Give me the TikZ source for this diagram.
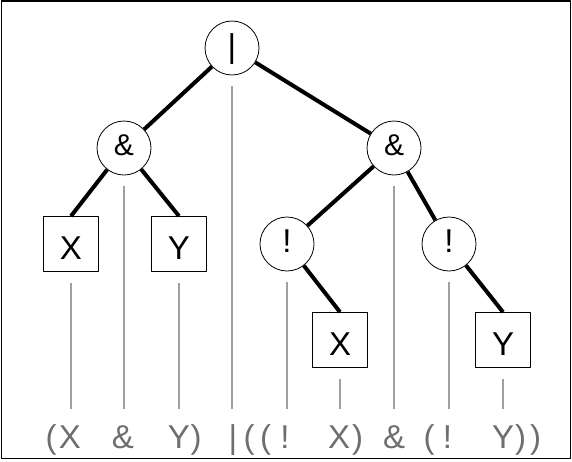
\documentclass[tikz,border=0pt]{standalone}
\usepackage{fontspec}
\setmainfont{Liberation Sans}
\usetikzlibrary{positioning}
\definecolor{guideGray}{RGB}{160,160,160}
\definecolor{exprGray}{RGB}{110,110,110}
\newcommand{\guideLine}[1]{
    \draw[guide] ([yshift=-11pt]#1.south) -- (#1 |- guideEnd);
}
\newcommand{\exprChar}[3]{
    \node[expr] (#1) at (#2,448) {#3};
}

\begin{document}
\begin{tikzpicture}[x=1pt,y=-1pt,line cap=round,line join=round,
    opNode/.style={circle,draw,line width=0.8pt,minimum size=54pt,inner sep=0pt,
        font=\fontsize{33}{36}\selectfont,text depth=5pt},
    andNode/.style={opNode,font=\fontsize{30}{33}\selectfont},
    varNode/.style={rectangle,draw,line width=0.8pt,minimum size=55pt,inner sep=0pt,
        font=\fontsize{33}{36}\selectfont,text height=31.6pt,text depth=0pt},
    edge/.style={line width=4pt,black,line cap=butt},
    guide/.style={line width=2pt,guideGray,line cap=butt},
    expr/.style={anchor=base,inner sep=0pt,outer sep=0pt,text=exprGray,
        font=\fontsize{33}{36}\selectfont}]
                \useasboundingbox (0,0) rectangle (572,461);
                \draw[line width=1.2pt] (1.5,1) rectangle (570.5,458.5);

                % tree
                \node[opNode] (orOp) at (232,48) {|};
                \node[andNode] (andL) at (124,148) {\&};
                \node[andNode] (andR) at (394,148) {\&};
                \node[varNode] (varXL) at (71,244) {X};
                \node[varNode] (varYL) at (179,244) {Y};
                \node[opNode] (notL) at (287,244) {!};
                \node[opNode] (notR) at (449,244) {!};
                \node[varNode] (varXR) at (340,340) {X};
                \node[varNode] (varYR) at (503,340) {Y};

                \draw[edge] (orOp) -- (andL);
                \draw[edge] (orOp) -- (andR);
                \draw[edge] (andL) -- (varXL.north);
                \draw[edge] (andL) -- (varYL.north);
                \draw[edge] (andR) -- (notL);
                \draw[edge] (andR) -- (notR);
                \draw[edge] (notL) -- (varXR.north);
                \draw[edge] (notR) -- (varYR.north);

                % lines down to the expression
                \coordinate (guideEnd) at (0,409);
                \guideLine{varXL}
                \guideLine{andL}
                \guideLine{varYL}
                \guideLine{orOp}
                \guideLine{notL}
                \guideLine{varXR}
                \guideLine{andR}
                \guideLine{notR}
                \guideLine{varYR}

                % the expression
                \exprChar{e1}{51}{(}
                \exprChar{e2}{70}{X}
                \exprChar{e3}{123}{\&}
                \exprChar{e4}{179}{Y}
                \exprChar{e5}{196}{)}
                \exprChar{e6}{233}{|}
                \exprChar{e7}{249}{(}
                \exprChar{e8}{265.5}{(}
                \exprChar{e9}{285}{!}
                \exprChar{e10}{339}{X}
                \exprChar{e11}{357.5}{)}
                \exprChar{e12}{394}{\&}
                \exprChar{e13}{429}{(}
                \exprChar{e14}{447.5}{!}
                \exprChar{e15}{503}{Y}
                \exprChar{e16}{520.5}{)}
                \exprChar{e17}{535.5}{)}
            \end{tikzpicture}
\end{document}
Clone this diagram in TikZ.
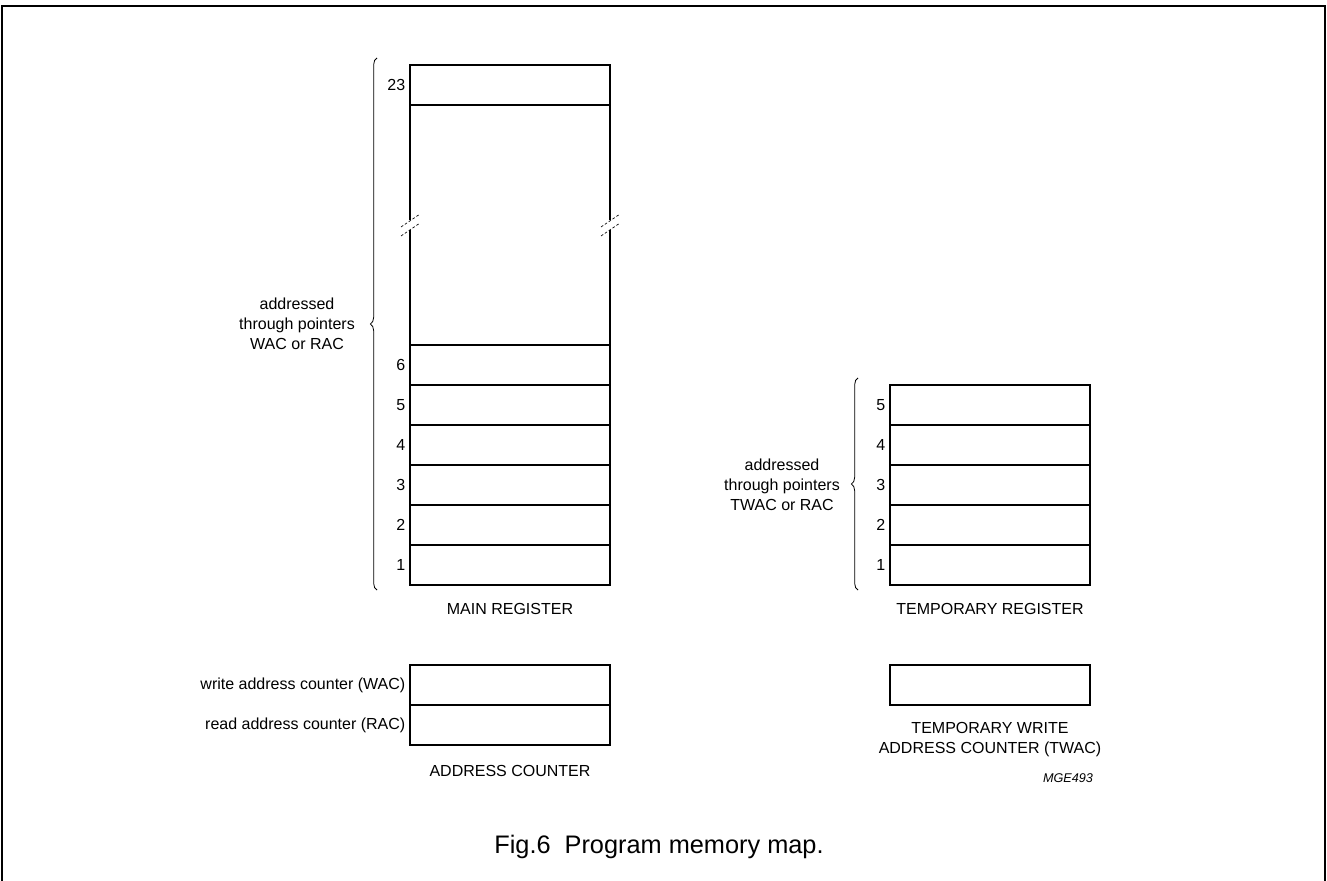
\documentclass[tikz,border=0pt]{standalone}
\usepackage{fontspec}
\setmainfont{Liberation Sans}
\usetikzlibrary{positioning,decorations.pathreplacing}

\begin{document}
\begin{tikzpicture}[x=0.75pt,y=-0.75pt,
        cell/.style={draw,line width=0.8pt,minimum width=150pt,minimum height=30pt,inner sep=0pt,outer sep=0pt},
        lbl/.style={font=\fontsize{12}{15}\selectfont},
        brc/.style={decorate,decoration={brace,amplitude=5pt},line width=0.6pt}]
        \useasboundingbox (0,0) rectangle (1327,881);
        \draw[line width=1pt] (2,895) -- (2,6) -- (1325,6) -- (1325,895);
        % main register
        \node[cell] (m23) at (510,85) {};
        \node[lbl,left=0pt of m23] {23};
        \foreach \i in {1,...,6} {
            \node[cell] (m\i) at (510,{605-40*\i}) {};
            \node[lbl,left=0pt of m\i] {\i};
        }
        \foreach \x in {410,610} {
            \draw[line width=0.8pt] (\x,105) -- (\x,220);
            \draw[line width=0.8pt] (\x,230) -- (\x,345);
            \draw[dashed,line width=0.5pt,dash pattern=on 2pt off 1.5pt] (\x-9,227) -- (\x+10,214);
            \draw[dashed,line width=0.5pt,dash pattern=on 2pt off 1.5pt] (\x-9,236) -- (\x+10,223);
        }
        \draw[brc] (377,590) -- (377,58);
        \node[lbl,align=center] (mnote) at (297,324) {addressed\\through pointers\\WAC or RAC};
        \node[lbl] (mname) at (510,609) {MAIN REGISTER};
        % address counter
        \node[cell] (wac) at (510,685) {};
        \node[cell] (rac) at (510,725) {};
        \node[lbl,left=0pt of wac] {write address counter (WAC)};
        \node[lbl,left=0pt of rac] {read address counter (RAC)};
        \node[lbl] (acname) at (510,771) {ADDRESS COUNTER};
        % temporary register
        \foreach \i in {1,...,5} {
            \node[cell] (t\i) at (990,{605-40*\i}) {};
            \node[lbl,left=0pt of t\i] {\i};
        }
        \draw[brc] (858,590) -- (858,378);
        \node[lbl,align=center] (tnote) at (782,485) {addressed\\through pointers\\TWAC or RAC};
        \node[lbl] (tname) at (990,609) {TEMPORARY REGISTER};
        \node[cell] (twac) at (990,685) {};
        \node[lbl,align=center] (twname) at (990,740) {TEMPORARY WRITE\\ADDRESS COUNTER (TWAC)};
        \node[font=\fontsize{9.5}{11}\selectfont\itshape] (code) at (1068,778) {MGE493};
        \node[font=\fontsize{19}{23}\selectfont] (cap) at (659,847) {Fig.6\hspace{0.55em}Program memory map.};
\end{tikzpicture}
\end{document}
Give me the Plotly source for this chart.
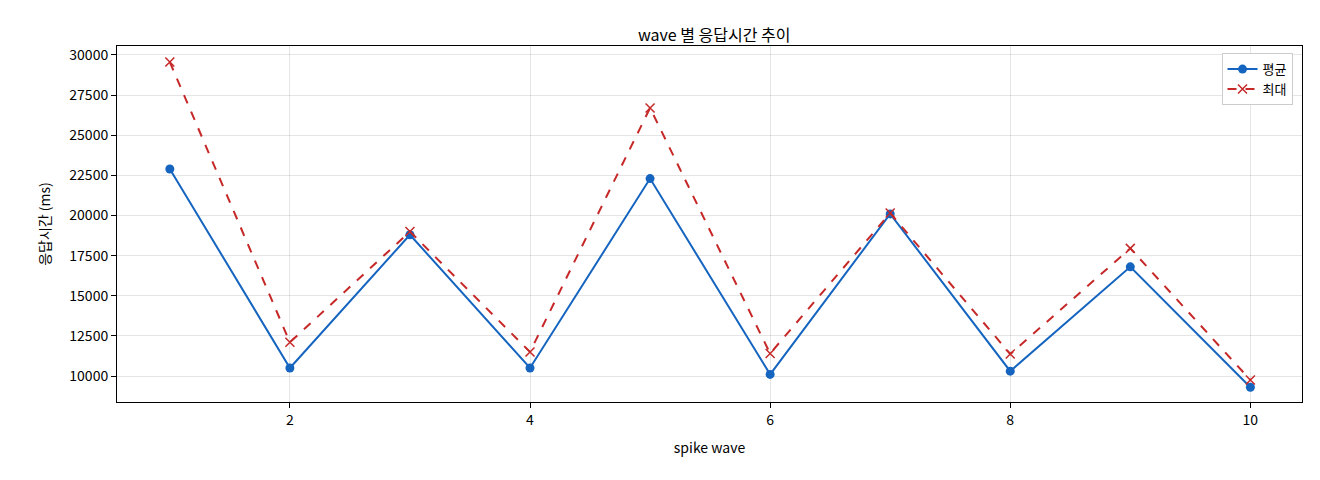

_Goal:_ Leave the images out, please, and restate each line word for word.

_Result of the exercise:_
Give me the TikZ source for this diagram.
\documentclass[tikz,border=0pt]{standalone}
\usepackage{fontspec}
\setmainfont{Liberation Sans}
\usetikzlibrary{positioning}
\definecolor{guideGray}{RGB}{160,160,160}
\definecolor{exprGray}{RGB}{110,110,110}
\newcommand{\guideLine}[1]{
    \draw[guide] ([yshift=-11pt]#1.south) -- (#1 |- guideEnd);
}
\newcommand{\exprChar}[3]{
    \node[expr] (#1) at (#2,448) {#3};
}

\begin{document}
\begin{tikzpicture}[x=1pt,y=-1pt,line cap=round,line join=round,
    opNode/.style={circle,draw,line width=0.8pt,minimum size=54pt,inner sep=0pt,
        font=\fontsize{33}{36}\selectfont,text depth=5pt},
    andNode/.style={opNode,font=\fontsize{30}{33}\selectfont},
    varNode/.style={rectangle,draw,line width=0.8pt,minimum size=55pt,inner sep=0pt,
        font=\fontsize{33}{36}\selectfont,text height=31.6pt,text depth=0pt},
    edge/.style={line width=4pt,black,line cap=butt},
    guide/.style={line width=2pt,guideGray,line cap=butt},
    expr/.style={anchor=base,inner sep=0pt,outer sep=0pt,text=exprGray,
        font=\fontsize{33}{36}\selectfont}]
                \useasboundingbox (0,0) rectangle (572,461);
                \draw[line width=1.2pt] (1.5,1) rectangle (570.5,458.5);

                % tree
                \node[opNode] (orOp) at (232,48) {|};
                \node[andNode] (andL) at (124,148) {\&};
                \node[andNode] (andR) at (394,148) {\&};
                \node[varNode] (varXL) at (71,244) {X};
                \node[varNode] (varYL) at (179,244) {Y};
                \node[opNode] (notL) at (287,244) {!};
                \node[opNode] (notR) at (449,244) {!};
                \node[varNode] (varXR) at (340,340) {X};
                \node[varNode] (varYR) at (503,340) {Y};

                \draw[edge] (orOp) -- (andL);
                \draw[edge] (orOp) -- (andR);
                \draw[edge] (andL) -- (varXL.north);
                \draw[edge] (andL) -- (varYL.north);
                \draw[edge] (andR) -- (notL);
                \draw[edge] (andR) -- (notR);
                \draw[edge] (notL) -- (varXR.north);
                \draw[edge] (notR) -- (varYR.north);

                % lines down to the expression
                \coordinate (guideEnd) at (0,409);
                \guideLine{varXL}
                \guideLine{andL}
                \guideLine{varYL}
                \guideLine{orOp}
                \guideLine{notL}
                \guideLine{varXR}
                \guideLine{andR}
                \guideLine{notR}
                \guideLine{varYR}

                % the expression
                \exprChar{e1}{51}{(}
                \exprChar{e2}{70}{X}
                \exprChar{e3}{123}{\&}
                \exprChar{e4}{179}{Y}
                \exprChar{e5}{196}{)}
                \exprChar{e6}{233}{|}
                \exprChar{e7}{249}{(}
                \exprChar{e8}{265.5}{(}
                \exprChar{e9}{285}{!}
                \exprChar{e10}{339}{X}
                \exprChar{e11}{357.5}{)}
                \exprChar{e12}{394}{\&}
                \exprChar{e13}{429}{(}
                \exprChar{e14}{447.5}{!}
                \exprChar{e15}{503}{Y}
                \exprChar{e16}{520.5}{)}
                \exprChar{e17}{535.5}{)}
            \end{tikzpicture}
\end{document}
Clone this diagram in TikZ.
\documentclass[tikz,border=0pt]{standalone}
\usepackage{fontspec}
\setmainfont{Liberation Sans}
\usetikzlibrary{positioning,decorations.pathreplacing}

\begin{document}
\begin{tikzpicture}[x=0.75pt,y=-0.75pt,
        cell/.style={draw,line width=0.8pt,minimum width=150pt,minimum height=30pt,inner sep=0pt,outer sep=0pt},
        lbl/.style={font=\fontsize{12}{15}\selectfont},
        brc/.style={decorate,decoration={brace,amplitude=5pt},line width=0.6pt}]
        \useasboundingbox (0,0) rectangle (1327,881);
        \draw[line width=1pt] (2,895) -- (2,6) -- (1325,6) -- (1325,895);
        % main register
        \node[cell] (m23) at (510,85) {};
        \node[lbl,left=0pt of m23] {23};
        \foreach \i in {1,...,6} {
            \node[cell] (m\i) at (510,{605-40*\i}) {};
            \node[lbl,left=0pt of m\i] {\i};
        }
        \foreach \x in {410,610} {
            \draw[line width=0.8pt] (\x,105) -- (\x,220);
            \draw[line width=0.8pt] (\x,230) -- (\x,345);
            \draw[dashed,line width=0.5pt,dash pattern=on 2pt off 1.5pt] (\x-9,227) -- (\x+10,214);
            \draw[dashed,line width=0.5pt,dash pattern=on 2pt off 1.5pt] (\x-9,236) -- (\x+10,223);
        }
        \draw[brc] (377,590) -- (377,58);
        \node[lbl,align=center] (mnote) at (297,324) {addressed\\through pointers\\WAC or RAC};
        \node[lbl] (mname) at (510,609) {MAIN REGISTER};
        % address counter
        \node[cell] (wac) at (510,685) {};
        \node[cell] (rac) at (510,725) {};
        \node[lbl,left=0pt of wac] {write address counter (WAC)};
        \node[lbl,left=0pt of rac] {read address counter (RAC)};
        \node[lbl] (acname) at (510,771) {ADDRESS COUNTER};
        % temporary register
        \foreach \i in {1,...,5} {
            \node[cell] (t\i) at (990,{605-40*\i}) {};
            \node[lbl,left=0pt of t\i] {\i};
        }
        \draw[brc] (858,590) -- (858,378);
        \node[lbl,align=center] (tnote) at (782,485) {addressed\\through pointers\\TWAC or RAC};
        \node[lbl] (tname) at (990,609) {TEMPORARY REGISTER};
        \node[cell] (twac) at (990,685) {};
        \node[lbl,align=center] (twname) at (990,740) {TEMPORARY WRITE\\ADDRESS COUNTER (TWAC)};
        \node[font=\fontsize{9.5}{11}\selectfont\itshape] (code) at (1068,778) {MGE493};
        \node[font=\fontsize{19}{23}\selectfont] (cap) at (659,847) {Fig.6\hspace{0.55em}Program memory map.};
\end{tikzpicture}
\end{document}
Give me the Plotly source for this chart.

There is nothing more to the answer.